| WHAT TO DO |
Please write out the complete listing that follows, exactly as it reads.
"""
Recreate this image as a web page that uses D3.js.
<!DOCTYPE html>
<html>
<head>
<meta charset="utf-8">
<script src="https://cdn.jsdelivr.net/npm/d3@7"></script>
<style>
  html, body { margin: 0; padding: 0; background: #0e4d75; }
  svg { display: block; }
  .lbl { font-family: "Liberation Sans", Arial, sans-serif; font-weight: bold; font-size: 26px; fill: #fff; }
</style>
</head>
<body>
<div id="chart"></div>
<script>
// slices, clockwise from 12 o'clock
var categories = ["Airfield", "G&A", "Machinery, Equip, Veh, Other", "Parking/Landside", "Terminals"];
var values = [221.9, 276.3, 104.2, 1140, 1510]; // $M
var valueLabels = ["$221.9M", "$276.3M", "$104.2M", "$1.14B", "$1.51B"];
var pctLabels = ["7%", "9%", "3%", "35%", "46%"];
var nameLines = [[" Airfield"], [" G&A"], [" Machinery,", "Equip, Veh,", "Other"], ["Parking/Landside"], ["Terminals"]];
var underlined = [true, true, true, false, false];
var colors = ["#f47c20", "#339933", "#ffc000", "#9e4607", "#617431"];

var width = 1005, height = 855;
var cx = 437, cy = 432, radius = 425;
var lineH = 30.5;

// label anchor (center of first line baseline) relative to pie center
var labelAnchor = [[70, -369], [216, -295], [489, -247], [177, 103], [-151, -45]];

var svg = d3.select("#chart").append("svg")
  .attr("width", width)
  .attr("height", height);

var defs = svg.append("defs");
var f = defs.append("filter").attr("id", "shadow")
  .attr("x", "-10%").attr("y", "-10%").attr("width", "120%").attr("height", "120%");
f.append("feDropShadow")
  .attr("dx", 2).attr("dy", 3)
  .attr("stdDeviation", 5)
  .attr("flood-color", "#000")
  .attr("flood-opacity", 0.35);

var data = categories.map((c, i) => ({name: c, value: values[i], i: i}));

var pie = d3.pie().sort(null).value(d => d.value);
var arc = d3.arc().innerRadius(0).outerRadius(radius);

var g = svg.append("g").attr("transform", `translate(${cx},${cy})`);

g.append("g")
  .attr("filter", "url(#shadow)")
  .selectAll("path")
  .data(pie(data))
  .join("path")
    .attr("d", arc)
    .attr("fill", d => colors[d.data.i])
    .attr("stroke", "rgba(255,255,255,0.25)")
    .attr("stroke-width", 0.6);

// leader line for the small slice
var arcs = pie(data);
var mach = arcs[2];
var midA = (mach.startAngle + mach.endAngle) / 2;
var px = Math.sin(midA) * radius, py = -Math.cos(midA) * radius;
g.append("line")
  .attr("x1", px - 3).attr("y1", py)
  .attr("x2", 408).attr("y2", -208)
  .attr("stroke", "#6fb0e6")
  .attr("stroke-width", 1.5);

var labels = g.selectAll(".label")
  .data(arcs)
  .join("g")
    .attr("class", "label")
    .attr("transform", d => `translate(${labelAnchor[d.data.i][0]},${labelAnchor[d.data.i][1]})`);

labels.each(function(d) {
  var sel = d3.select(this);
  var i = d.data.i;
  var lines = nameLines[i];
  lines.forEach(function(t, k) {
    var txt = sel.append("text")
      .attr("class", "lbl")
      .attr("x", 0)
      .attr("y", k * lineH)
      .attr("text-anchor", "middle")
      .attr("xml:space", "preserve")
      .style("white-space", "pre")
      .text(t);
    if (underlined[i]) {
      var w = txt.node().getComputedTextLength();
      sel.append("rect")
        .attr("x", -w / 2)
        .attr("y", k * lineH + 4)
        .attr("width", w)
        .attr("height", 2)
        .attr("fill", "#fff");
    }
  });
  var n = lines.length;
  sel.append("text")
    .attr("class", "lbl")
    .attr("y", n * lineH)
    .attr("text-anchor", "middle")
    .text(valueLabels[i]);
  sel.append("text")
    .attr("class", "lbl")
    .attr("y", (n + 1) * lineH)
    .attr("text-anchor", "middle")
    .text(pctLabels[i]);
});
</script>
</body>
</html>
"""
| RESULT FOR THIS TASK |
Recreate this image as a web page that uses D3.js.
<!DOCTYPE html>
<html>
<head>
<meta charset="utf-8">
<script src="https://cdn.jsdelivr.net/npm/d3@7"></script>
<style>
  html, body { margin: 0; padding: 0; background: #0e4d75; }
  svg { display: block; }
  .lbl { font-family: "Liberation Sans", Arial, sans-serif; font-weight: bold; font-size: 26px; fill: #fff; }
</style>
</head>
<body>
<div id="chart"></div>
<script>
// slices, clockwise from 12 o'clock
var categories = ["Airfield", "G&A", "Machinery, Equip, Veh, Other", "Parking/Landside", "Terminals"];
var values = [221.9, 276.3, 104.2, 1140, 1510]; // $M
var valueLabels = ["$221.9M", "$276.3M", "$104.2M", "$1.14B", "$1.51B"];
var pctLabels = ["7%", "9%", "3%", "35%", "46%"];
var nameLines = [[" Airfield"], [" G&A"], [" Machinery,", "Equip, Veh,", "Other"], ["Parking/Landside"], ["Terminals"]];
var underlined = [true, true, true, false, false];
var colors = ["#f47c20", "#339933", "#ffc000", "#9e4607", "#617431"];

var width = 1005, height = 855;
var cx = 437, cy = 432, radius = 425;
var lineH = 30.5;

// label anchor (center of first line baseline) relative to pie center
var labelAnchor = [[70, -369], [216, -295], [489, -247], [177, 103], [-151, -45]];

var svg = d3.select("#chart").append("svg")
  .attr("width", width)
  .attr("height", height);

var defs = svg.append("defs");
var f = defs.append("filter").attr("id", "shadow")
  .attr("x", "-10%").attr("y", "-10%").attr("width", "120%").attr("height", "120%");
f.append("feDropShadow")
  .attr("dx", 2).attr("dy", 3)
  .attr("stdDeviation", 5)
  .attr("flood-color", "#000")
  .attr("flood-opacity", 0.35);

var data = categories.map((c, i) => ({name: c, value: values[i], i: i}));

var pie = d3.pie().sort(null).value(d => d.value);
var arc = d3.arc().innerRadius(0).outerRadius(radius);

var g = svg.append("g").attr("transform", `translate(${cx},${cy})`);

g.append("g")
  .attr("filter", "url(#shadow)")
  .selectAll("path")
  .data(pie(data))
  .join("path")
    .attr("d", arc)
    .attr("fill", d => colors[d.data.i])
    .attr("stroke", "rgba(255,255,255,0.25)")
    .attr("stroke-width", 0.6);

// leader line for the small slice
var arcs = pie(data);
var mach = arcs[2];
var midA = (mach.startAngle + mach.endAngle) / 2;
var px = Math.sin(midA) * radius, py = -Math.cos(midA) * radius;
g.append("line")
  .attr("x1", px - 3).attr("y1", py)
  .attr("x2", 408).attr("y2", -208)
  .attr("stroke", "#6fb0e6")
  .attr("stroke-width", 1.5);

var labels = g.selectAll(".label")
  .data(arcs)
  .join("g")
    .attr("class", "label")
    .attr("transform", d => `translate(${labelAnchor[d.data.i][0]},${labelAnchor[d.data.i][1]})`);

labels.each(function(d) {
  var sel = d3.select(this);
  var i = d.data.i;
  var lines = nameLines[i];
  lines.forEach(function(t, k) {
    var txt = sel.append("text")
      .attr("class", "lbl")
      .attr("x", 0)
      .attr("y", k * lineH)
      .attr("text-anchor", "middle")
      .attr("xml:space", "preserve")
      .style("white-space", "pre")
      .text(t);
    if (underlined[i]) {
      var w = txt.node().getComputedTextLength();
      sel.append("rect")
        .attr("x", -w / 2)
        .attr("y", k * lineH + 4)
        .attr("width", w)
        .attr("height", 2)
        .attr("fill", "#fff");
    }
  });
  var n = lines.length;
  sel.append("text")
    .attr("class", "lbl")
    .attr("y", n * lineH)
    .attr("text-anchor", "middle")
    .text(valueLabels[i]);
  sel.append("text")
    .attr("class", "lbl")
    .attr("y", (n + 1) * lineH)
    .attr("text-anchor", "middle")
    .text(pctLabels[i]);
});
</script>
</body>
</html>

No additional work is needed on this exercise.